Regulating British business in the EU
The “out” campaign argues Britain will win back control over regulation from over-bearing bureaucrats in Brussels, but continued access to the Single Market requires meeting most of these regulations and standards in any case. Let’s take two examples: finance and health care.
- Finance: Without British input over EU regulation, banking regulations within the EU would likely become stricter. Brexit would put UK banks operating in the EU at a disadvantage (relative to the status quo) due to increased regulatory complexity, especially with competing EU financial sectors that will draw some jobs away from London. In addition, significant deregulation within a post-Brexit UK is unlikely for political reasons.

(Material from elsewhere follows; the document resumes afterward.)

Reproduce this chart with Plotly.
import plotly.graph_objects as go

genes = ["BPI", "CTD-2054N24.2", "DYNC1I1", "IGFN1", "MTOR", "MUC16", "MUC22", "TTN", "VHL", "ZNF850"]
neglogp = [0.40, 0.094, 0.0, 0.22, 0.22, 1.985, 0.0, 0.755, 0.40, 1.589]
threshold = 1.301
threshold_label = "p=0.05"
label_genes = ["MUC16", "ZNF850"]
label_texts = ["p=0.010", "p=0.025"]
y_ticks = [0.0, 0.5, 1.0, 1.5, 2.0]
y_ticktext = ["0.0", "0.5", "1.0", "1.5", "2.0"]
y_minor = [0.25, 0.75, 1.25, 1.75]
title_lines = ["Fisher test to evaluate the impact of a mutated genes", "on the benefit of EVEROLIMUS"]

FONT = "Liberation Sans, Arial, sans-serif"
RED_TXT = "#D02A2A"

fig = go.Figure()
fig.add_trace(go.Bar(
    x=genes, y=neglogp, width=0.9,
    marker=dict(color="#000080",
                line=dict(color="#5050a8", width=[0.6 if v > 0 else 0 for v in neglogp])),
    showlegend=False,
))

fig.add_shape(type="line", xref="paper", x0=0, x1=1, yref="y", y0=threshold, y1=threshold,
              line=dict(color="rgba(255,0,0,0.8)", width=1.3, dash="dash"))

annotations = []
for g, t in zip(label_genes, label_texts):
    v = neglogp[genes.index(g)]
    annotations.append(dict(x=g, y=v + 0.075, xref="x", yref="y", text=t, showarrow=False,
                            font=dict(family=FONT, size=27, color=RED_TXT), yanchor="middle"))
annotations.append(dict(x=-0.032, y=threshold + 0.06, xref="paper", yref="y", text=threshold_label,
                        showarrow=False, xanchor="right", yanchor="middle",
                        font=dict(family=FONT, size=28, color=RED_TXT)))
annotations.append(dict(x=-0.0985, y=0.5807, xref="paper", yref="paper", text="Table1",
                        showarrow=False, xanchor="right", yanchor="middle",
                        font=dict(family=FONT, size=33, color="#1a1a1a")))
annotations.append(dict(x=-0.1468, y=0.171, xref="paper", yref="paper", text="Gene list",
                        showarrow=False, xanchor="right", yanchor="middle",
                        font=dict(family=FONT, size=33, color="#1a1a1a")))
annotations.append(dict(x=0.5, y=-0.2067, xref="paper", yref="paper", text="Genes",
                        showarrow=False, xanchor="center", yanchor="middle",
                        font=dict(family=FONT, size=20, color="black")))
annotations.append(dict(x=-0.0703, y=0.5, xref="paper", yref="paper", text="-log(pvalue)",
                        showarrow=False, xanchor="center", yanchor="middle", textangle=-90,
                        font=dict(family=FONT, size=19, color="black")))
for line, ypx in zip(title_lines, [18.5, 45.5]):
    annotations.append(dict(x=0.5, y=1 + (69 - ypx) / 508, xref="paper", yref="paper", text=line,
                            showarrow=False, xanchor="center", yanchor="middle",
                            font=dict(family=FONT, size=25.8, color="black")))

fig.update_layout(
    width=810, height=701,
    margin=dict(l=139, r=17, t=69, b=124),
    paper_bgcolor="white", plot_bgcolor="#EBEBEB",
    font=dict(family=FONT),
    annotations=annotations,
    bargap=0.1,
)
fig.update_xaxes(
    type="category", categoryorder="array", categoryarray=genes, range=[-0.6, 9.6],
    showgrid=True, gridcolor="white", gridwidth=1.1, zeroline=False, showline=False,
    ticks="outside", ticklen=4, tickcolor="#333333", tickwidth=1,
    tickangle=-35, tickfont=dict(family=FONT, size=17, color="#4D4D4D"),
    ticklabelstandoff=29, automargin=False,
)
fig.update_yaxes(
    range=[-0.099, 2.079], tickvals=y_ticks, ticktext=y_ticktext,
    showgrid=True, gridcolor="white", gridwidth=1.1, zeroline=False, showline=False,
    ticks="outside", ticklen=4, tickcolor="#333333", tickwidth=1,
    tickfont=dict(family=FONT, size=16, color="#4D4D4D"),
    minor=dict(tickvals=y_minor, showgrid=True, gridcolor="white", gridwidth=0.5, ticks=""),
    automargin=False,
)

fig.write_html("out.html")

- Health Care: London is home to the EU’s pharmaceutical regulatory agency, the European Medicines Agency (EMA), which could need to relocate. Whether the industry is disrupted depends on continued membership in the agency, which is possible – Norway and Iceland are part of the EMA without being in the EU. Otherwise, the UK would have to resume its own separate regulation and approval process for pharmaceuticals, creating barriers to entry to the EU market and barriers to investment in the UK. Britain receives more EU funding per capita for medical research than any other country, which would not continue.
Signposts to Watch
Even if the UK ultimately votes to remain in the EU, the cost of uncertainty in the meantime is high. FSG recommends that companies monitor the following signposts, which could impact the outcome of the referendum:
- Deterioration of current EU challenges: EU membership looks less attractive as the region fails to design cohesive solutions to its political and economic challenges. The group’s struggle to address the influx of migrants and persistent eurozone financial crises only adds to the belief that the UK is better off solving such problems on its own.

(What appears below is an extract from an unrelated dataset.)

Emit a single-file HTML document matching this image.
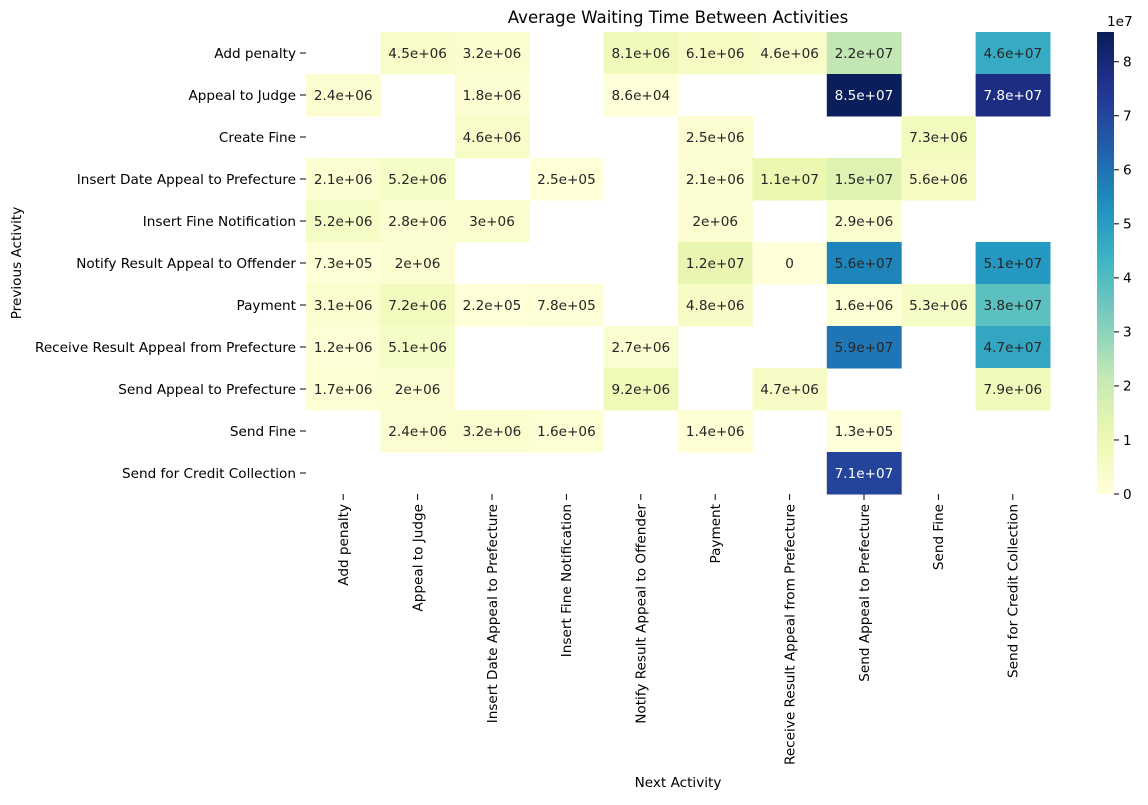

- “Out” campaign clarity: To convince the 25% of undecided voters, the “out” campaign must provide believable details on how the UK could maintain its economic prosperity and security while cutting itself off from the most prominent avenue for collaboration with its neighbors.
- Parallels from the Scottish referendum: In the 2014 referendum, one of the factors that prevented the Nationalists from winning was the inability to provide a convincing answer on future use of the Pound sterling. Another preventative factor was overly rosy promises related to gaining control over North Sea oil revenue (production of which was already declining before the collapse in oil prices) that could come with independence. A lack of clear and convincing answers from the “out” campaign could lead them to the same fate.

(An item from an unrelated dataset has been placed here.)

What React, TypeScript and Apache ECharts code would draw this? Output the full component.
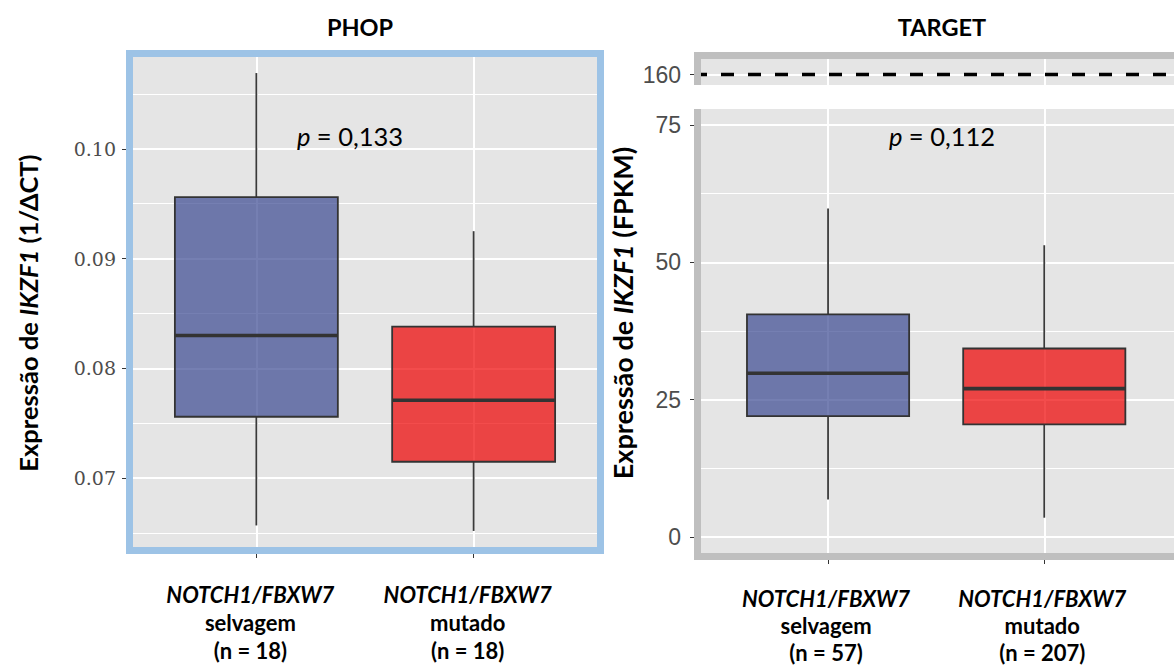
import React, { useEffect, useRef } from 'react';
import * as echarts from 'echarts';

// ---------- data ----------
const GROUPS = ['selvagem', 'mutado'];
const GENE = 'NOTCH1/FBXW7';
const PANEL_TITLES = ['PHOP', 'TARGET'];
const PHOP_N = [18, 18];
const TARGET_N = [57, 207];
// [min, Q1, median, Q3, max]
const PHOP_WT = [0.0657, 0.0756, 0.083, 0.0956, 0.1069];
const PHOP_MUT = [0.0652, 0.0715, 0.0771, 0.0838, 0.0925];
const TARGET_WT = [6.8, 22.0, 29.8, 40.5, 59.8];
const TARGET_MUT = [3.5, 20.5, 27.0, 34.3, 53.1];
const PHOP_MAJOR = [0.07, 0.08, 0.09, 0.1];
const PHOP_MINOR = [0.065, 0.075, 0.085, 0.095, 0.105];
const TARGET_MAJOR = [0, 25, 50, 75];
const TARGET_MINOR = [12.5, 37.5, 62.5];
const TARGET_BREAK = [160];
const P_VALUES = ['0,133', '0,112'];
const FILLS = ['rgba(59,73,146,0.7)', 'rgba(238,0,0,0.7)'];

const FONT = 'Lato';
const BG = '#e5e5e5';
const TICK = '#333333';

function boxRender(params: any, api: any) {
  const x = api.value(0);
  const pMin = api.coord([x, api.value(1)]);
  const pQ1 = api.coord([x, api.value(2)]);
  const pMed = api.coord([x, api.value(3)]);
  const pQ3 = api.coord([x, api.value(4)]);
  const pMax = api.coord([x, api.value(5)]);
  const w = api.size([0.75, 0])[0];
  const cx = pMed[0];
  const fill = FILLS[params.dataIndex];
  const stroke = { stroke: '#3a3a3a', lineWidth: 1.8 };
  return {
    type: 'group',
    children: [
      { type: 'line', shape: { x1: cx, y1: pMin[1], x2: cx, y2: pQ1[1] }, style: stroke },
      { type: 'line', shape: { x1: cx, y1: pQ3[1], x2: cx, y2: pMax[1] }, style: stroke },
      {
        type: 'rect',
        shape: { x: cx - w / 2, y: pQ3[1], width: w, height: pQ1[1] - pQ3[1] },
        style: { fill, stroke: '#333333', lineWidth: 1.8 },
      },
      {
        type: 'line',
        shape: { x1: cx - w / 2, y1: pMed[1], x2: cx + w / 2, y2: pMed[1] },
        style: { stroke: '#333333', lineWidth: 3.6 },
      },
    ],
  };
}

function richLabel(lh: number) {
  return {
    i: { fontFamily: FONT, fontSize: 22, fontWeight: 'bold', fontStyle: 'italic', color: '#000', lineHeight: lh },
    b: { fontFamily: FONT, fontSize: 22, fontWeight: 'bold', color: '#000', lineHeight: lh },
  };
}

function xAxisCfg(gridIndex: number, min: number, max: number, counts: number[] | null, margin: number, lh: number, padding: number[]) {
  return {
    type: 'value',
    gridIndex,
    min,
    max,
    axisLine: { show: false, onZero: false },
    axisTick: {
      show: counts !== null,
      customValues: [1, 2],
      length: 4,
      lineStyle: { color: TICK, width: 1 },
    },
    axisLabel: {
      show: counts !== null,
      customValues: [1, 2],
      margin,
      padding,
      formatter: (v: number) => {
        const i = Math.round(v) - 1;
        if (!counts || i < 0 || i > 1) return '';
        return `{i|${GENE}}\n{b|${GROUPS[i]}}\n{b|(n = ${counts[i]})}`;
      },
      rich: richLabel(lh),
    },
    splitLine: { show: true, lineStyle: { color: '#ffffff', width: 2 } },
  };
}

function yMajor(gridIndex: number, min: number, max: number, ticks: number[], font: any, margin: number, fmt: (v: number) => string) {
  return {
    type: 'value',
    gridIndex,
    min,
    max,
    position: 'left',
    axisLine: { show: false, onZero: false },
    axisTick: { show: true, customValues: ticks, length: 4, lineStyle: { color: TICK, width: 1 } },
    axisLabel: { show: true, customValues: ticks, margin, formatter: fmt, color: '#4d4d4d', ...font },
    splitLine: { show: true, lineStyle: { color: '#ffffff', width: 2 } },
  };
}

function yMinor(gridIndex: number, min: number, max: number, ticks: number[]) {
  return {
    type: 'value',
    gridIndex,
    min,
    max,
    position: 'left',
    axisLine: { show: false, onZero: false },
    axisTick: { show: false, customValues: ticks },
    axisLabel: { show: false, customValues: ticks },
    splitLine: { show: true, lineStyle: { color: '#ffffff', width: 1.1 } },
  };
}

function textEl(x: number, y: number, text: string, rich: any, rotation = 0) {
  return {
    type: 'text',
    x,
    y,
    rotation,
    z: 120,
    style: {
      text,
      rich,
      align: 'center',
      verticalAlign: 'middle',
      textAlign: 'center',
      textVerticalAlign: 'middle',
    },
  };
}

function yTitleRich(size: number) {
  return {
    b: { fontFamily: FONT, fontSize: size, fontWeight: 'bold', color: '#000' },
    bi: { fontFamily: FONT, fontSize: size, fontWeight: 'bold', fontStyle: 'italic', color: '#000' },
  };
}

export default function App() {
  const ref = useRef<HTMLDivElement>(null);

  useEffect(() => {
    document.body.style.margin = '0';
    if (!ref.current) return;
    const chart = echarts.init(ref.current, undefined, { renderer: 'svg' });

    const titleRich = { t: { fontFamily: FONT, fontSize: 23.5, fontWeight: 'bold', color: '#000' } };
    const pRich = {
      i: { fontFamily: FONT, fontSize: 25.5, fontStyle: 'italic', color: '#000' },
      r: { fontFamily: FONT, fontSize: 25.5, color: '#000' },
    };

    const option: any = {
      animation: false,
      backgroundColor: '#ffffff',
      grid: [
        { left: 126, top: 50, width: 478, height: 504, show: true, backgroundColor: BG, borderWidth: 0 },
        { left: 694, top: 109, width: 489, height: 451, show: true, backgroundColor: BG, borderWidth: 0 },
        { left: 694, top: 52, width: 489, height: 33, show: true, backgroundColor: BG, borderWidth: 0 },
      ],
      xAxis: [
        xAxisCfg(0, 0.4, 2.6, PHOP_N, 26, 28, [0, 12, 0, 0]),
        xAxisCfg(1, 0.38, 2.6, TARGET_N, 24.5, 27, [0, 4, 0, 0]),
        xAxisCfg(2, 0.38, 2.6, null, 0, 27, [0, 0, 0, 0]),
      ],
      yAxis: [
        yMajor(0, 0.0631, 0.109, PHOP_MAJOR, { fontFamily: 'DejaVu Serif', fontSize: 19 }, 10, (v) => v.toFixed(2)),
        yMinor(0, 0.0631, 0.109, PHOP_MINOR),
        yMajor(1, -4.2, 77.9, TARGET_MAJOR, { fontFamily: 'Liberation Sans', fontSize: 23 }, 13, (v) => String(v)),
        yMinor(1, -4.2, 77.9, TARGET_MINOR),
        yMajor(2, 158.1, 164.1, TARGET_BREAK, { fontFamily: 'Liberation Sans', fontSize: 23 }, 13, (v) => String(v)),
      ],
      series: [
        {
          type: 'custom',
          xAxisIndex: 0,
          yAxisIndex: 0,
          renderItem: boxRender,
          dimensions: ['x', 'min', 'q1', 'median', 'q3', 'max'],
          encode: { x: 0, y: [1, 2, 3, 4, 5] },
          data: [
            [1, ...PHOP_WT],
            [2, ...PHOP_MUT],
          ],
          z: 5,
        },
        {
          type: 'custom',
          xAxisIndex: 1,
          yAxisIndex: 2,
          renderItem: boxRender,
          dimensions: ['x', 'min', 'q1', 'median', 'q3', 'max'],
          encode: { x: 0, y: [1, 2, 3, 4, 5] },
          data: [
            [1, ...TARGET_WT],
            [2, ...TARGET_MUT],
          ],
          z: 5,
        },
        {
          type: 'line',
          xAxisIndex: 2,
          yAxisIndex: 4,
          symbol: 'none',
          silent: true,
          lineStyle: { color: '#000000', width: 3.6, type: [13, 14] },
          data: [
            [0.38, TARGET_BREAK[0]],
            [2.6, TARGET_BREAK[0]],
          ],
          z: 5,
        },
      ],
      graphic: [
        textEl(360, 27, `{t|${PANEL_TITLES[0]}}`, titleRich),
        textEl(942, 27, `{t|${PANEL_TITLES[1]}}`, titleRich),
        textEl(28, 313, '{b|Expressão de }{bi|IKZF1}{b| (1/ΔCT)}', yTitleRich(25.5), Math.PI / 2),
        textEl(622, 313, '{b|Expressão de }{bi|IKZF1}{b| (FPKM)}', yTitleRich(27), Math.PI / 2),
        textEl(350, 136, `{i|p}{r| = ${P_VALUES[0]}}`, pRich),
        textEl(942, 136, `{i|p}{r| = ${P_VALUES[1]}}`, pRich),
        {
          type: 'rect',
          z: 110,
          shape: { x: 129.5, y: 53.5, width: 471, height: 497 },
          style: { fill: 'none', stroke: '#9dc3e6', lineWidth: 7 },
        },
        {
          type: 'polyline',
          z: 110,
          shape: { points: [[697.5, 85], [697.5, 55.5], [1180, 55.5]] },
          style: { fill: 'none', stroke: '#bfbfbf', lineWidth: 7 },
        },
        {
          type: 'polyline',
          z: 110,
          shape: { points: [[697.5, 109], [697.5, 556.5], [1180, 556.5]] },
          style: { fill: 'none', stroke: '#bfbfbf', lineWidth: 7 },
        },
      ],
    };

    chart.setOption(option);
    return () => chart.dispose();
  }, []);

  return <div ref={ref} style={{ width: 1174, height: 665 }} />;
}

- “Celebrity” endorsements: While the “out” campaign has been extremely successful among conservative voters, the sheer volume of undecided voters means that the endorsement of serious politicians and public figures could have an immense impact on votes from the center. The most prominent politicians to join the “out” campaign so far have been Justice Secretary Michael Gove and Mayor of London Boris Johnson, one of the most popular politicians in Britain.